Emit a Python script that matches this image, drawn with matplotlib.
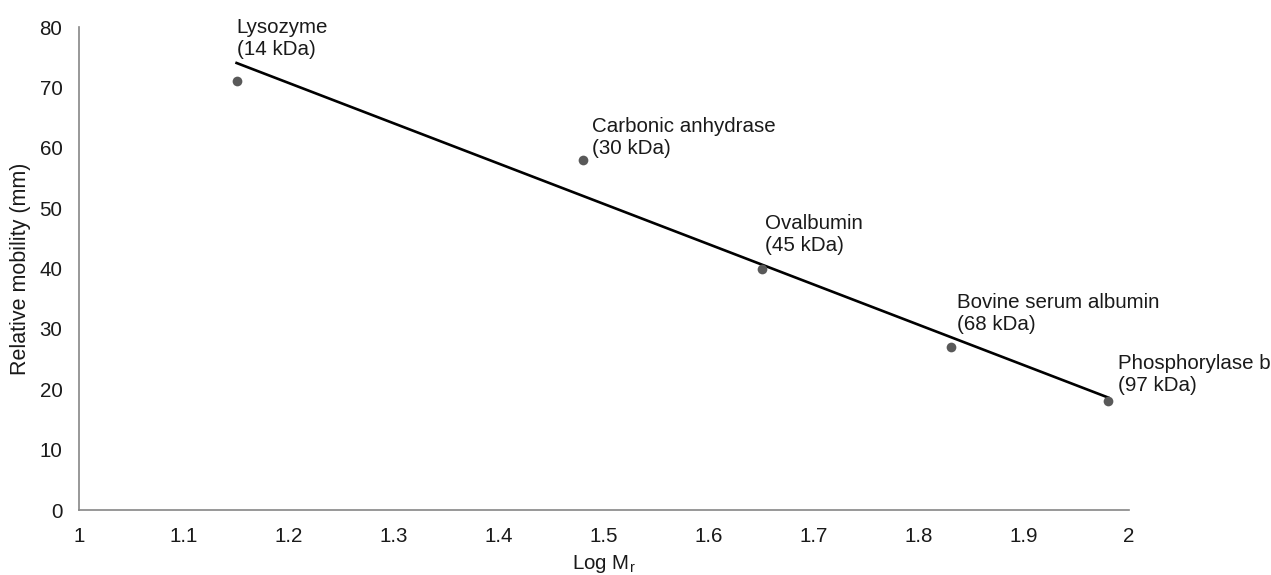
import numpy as np
import matplotlib
matplotlib.use("Agg")
import matplotlib.pyplot as plt

plt.rcParams['font.family'] = ['Liberation Sans', 'DejaVu Sans']

# Protein standards: log10(Mr) vs measured relative mobility
proteins = ["Lysozyme", "Carbonic anhydrase", "Ovalbumin",
            "Bovine serum albumin", "Phosphorylase b"]
masses_kda = [14, 30, 45, 68, 97]
log_mr = [1.15, 1.48, 1.65, 1.83, 1.98]
mobility_mm = [71, 58, 40, 27, 18]

x_ticks = [1, 1.1, 1.2, 1.3, 1.4, 1.5, 1.6, 1.7, 1.8, 1.9, 2]
y_ticks = [0, 10, 20, 30, 40, 50, 60, 70, 80]

# label offsets from each point, in pixels (right, up)
label_offsets = [(0, 22), (9, 2), (3, 14), (6, 13), (10, 6)]

FS = 14.8
TXT = '#1a1a1a'

fig = plt.figure(figsize=(12.71, 5.75), dpi=100)
ax = fig.add_axes([0.0622, 0.113, 0.8262, 0.840])

# linear trendline (least squares), drawn over the data range
slope, intercept = np.polyfit(log_mr, mobility_mm, 1)
xfit = np.array([min(log_mr), max(log_mr)])
ax.plot(xfit, slope * xfit + intercept, color='black', lw=1.9, zorder=2)

ax.plot(log_mr, mobility_mm, 'o', color='#595959', ms=7, mec='none', zorder=3)

for name, kda, x, y, (dx, dy) in zip(proteins, masses_kda, log_mr, mobility_mm, label_offsets):
    ax.annotate(f"{name}\n({kda} kDa)", (x, y), xytext=(dx, dy),
                textcoords='offset pixels', ha='left', va='bottom',
                fontsize=FS, color=TXT, linespacing=1.2,
                annotation_clip=False)

ax.set_xlim(1, 2)
ax.set_ylim(0, 80)
ax.set_xticks(x_ticks)
ax.set_xticklabels([f"{t:g}" for t in x_ticks])
ax.set_yticks(y_ticks)
ax.tick_params(length=0, labelsize=FS, labelcolor=TXT)
ax.tick_params(axis='x', pad=12)
ax.tick_params(axis='y', pad=12)

for side in ('top', 'right'):
    ax.spines[side].set_visible(False)
for side in ('left', 'bottom'):
    ax.spines[side].set_color('#868686')
    ax.spines[side].set_linewidth(1.2)

ax.set_xlabel("Log M$_\\mathregular{r}$", fontsize=FS, color=TXT, labelpad=5)
ax.set_ylabel("Relative mobility (mm)", fontsize=15.5, color=TXT, labelpad=6)

fig.savefig("out.png", dpi=100)
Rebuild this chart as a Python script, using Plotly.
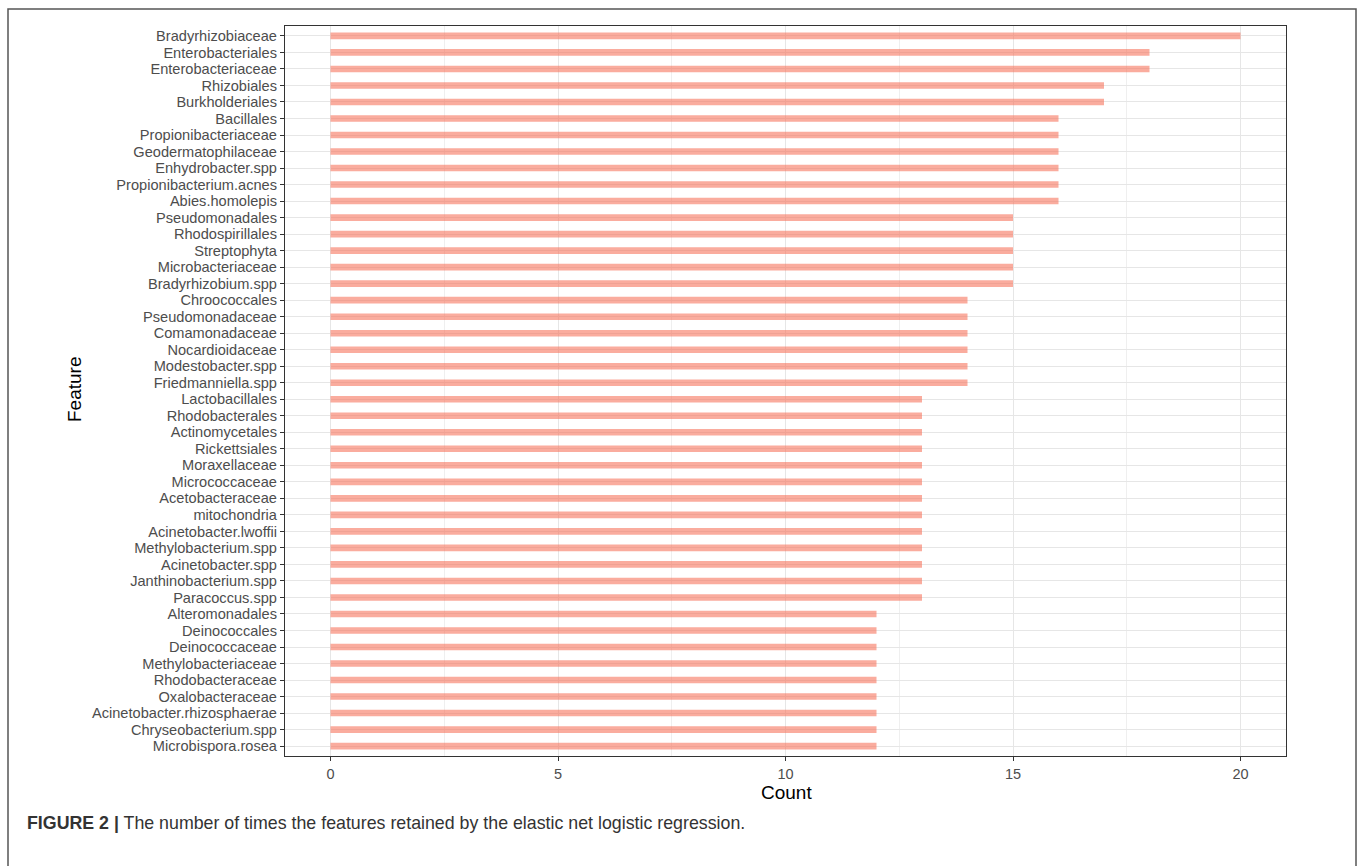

---------------

## Work to do:
Every entry must be reproduced exactly, with the images left out.

## Task result:
Emit a Python script that matches this image, drawn with matplotlib.
import numpy as np
import matplotlib
matplotlib.use("Agg")
import matplotlib.pyplot as plt

plt.rcParams['font.family'] = ['Liberation Sans', 'DejaVu Sans']

# Protein standards: log10(Mr) vs measured relative mobility
proteins = ["Lysozyme", "Carbonic anhydrase", "Ovalbumin",
            "Bovine serum albumin", "Phosphorylase b"]
masses_kda = [14, 30, 45, 68, 97]
log_mr = [1.15, 1.48, 1.65, 1.83, 1.98]
mobility_mm = [71, 58, 40, 27, 18]

x_ticks = [1, 1.1, 1.2, 1.3, 1.4, 1.5, 1.6, 1.7, 1.8, 1.9, 2]
y_ticks = [0, 10, 20, 30, 40, 50, 60, 70, 80]

# label offsets from each point, in pixels (right, up)
label_offsets = [(0, 22), (9, 2), (3, 14), (6, 13), (10, 6)]

FS = 14.8
TXT = '#1a1a1a'

fig = plt.figure(figsize=(12.71, 5.75), dpi=100)
ax = fig.add_axes([0.0622, 0.113, 0.8262, 0.840])

# linear trendline (least squares), drawn over the data range
slope, intercept = np.polyfit(log_mr, mobility_mm, 1)
xfit = np.array([min(log_mr), max(log_mr)])
ax.plot(xfit, slope * xfit + intercept, color='black', lw=1.9, zorder=2)

ax.plot(log_mr, mobility_mm, 'o', color='#595959', ms=7, mec='none', zorder=3)

for name, kda, x, y, (dx, dy) in zip(proteins, masses_kda, log_mr, mobility_mm, label_offsets):
    ax.annotate(f"{name}\n({kda} kDa)", (x, y), xytext=(dx, dy),
                textcoords='offset pixels', ha='left', va='bottom',
                fontsize=FS, color=TXT, linespacing=1.2,
                annotation_clip=False)

ax.set_xlim(1, 2)
ax.set_ylim(0, 80)
ax.set_xticks(x_ticks)
ax.set_xticklabels([f"{t:g}" for t in x_ticks])
ax.set_yticks(y_ticks)
ax.tick_params(length=0, labelsize=FS, labelcolor=TXT)
ax.tick_params(axis='x', pad=12)
ax.tick_params(axis='y', pad=12)

for side in ('top', 'right'):
    ax.spines[side].set_visible(False)
for side in ('left', 'bottom'):
    ax.spines[side].set_color('#868686')
    ax.spines[side].set_linewidth(1.2)

ax.set_xlabel("Log M$_\\mathregular{r}$", fontsize=FS, color=TXT, labelpad=5)
ax.set_ylabel("Relative mobility (mm)", fontsize=15.5, color=TXT, labelpad=6)

fig.savefig("out.png", dpi=100)
Rebuild this chart as a Python script, using Plotly.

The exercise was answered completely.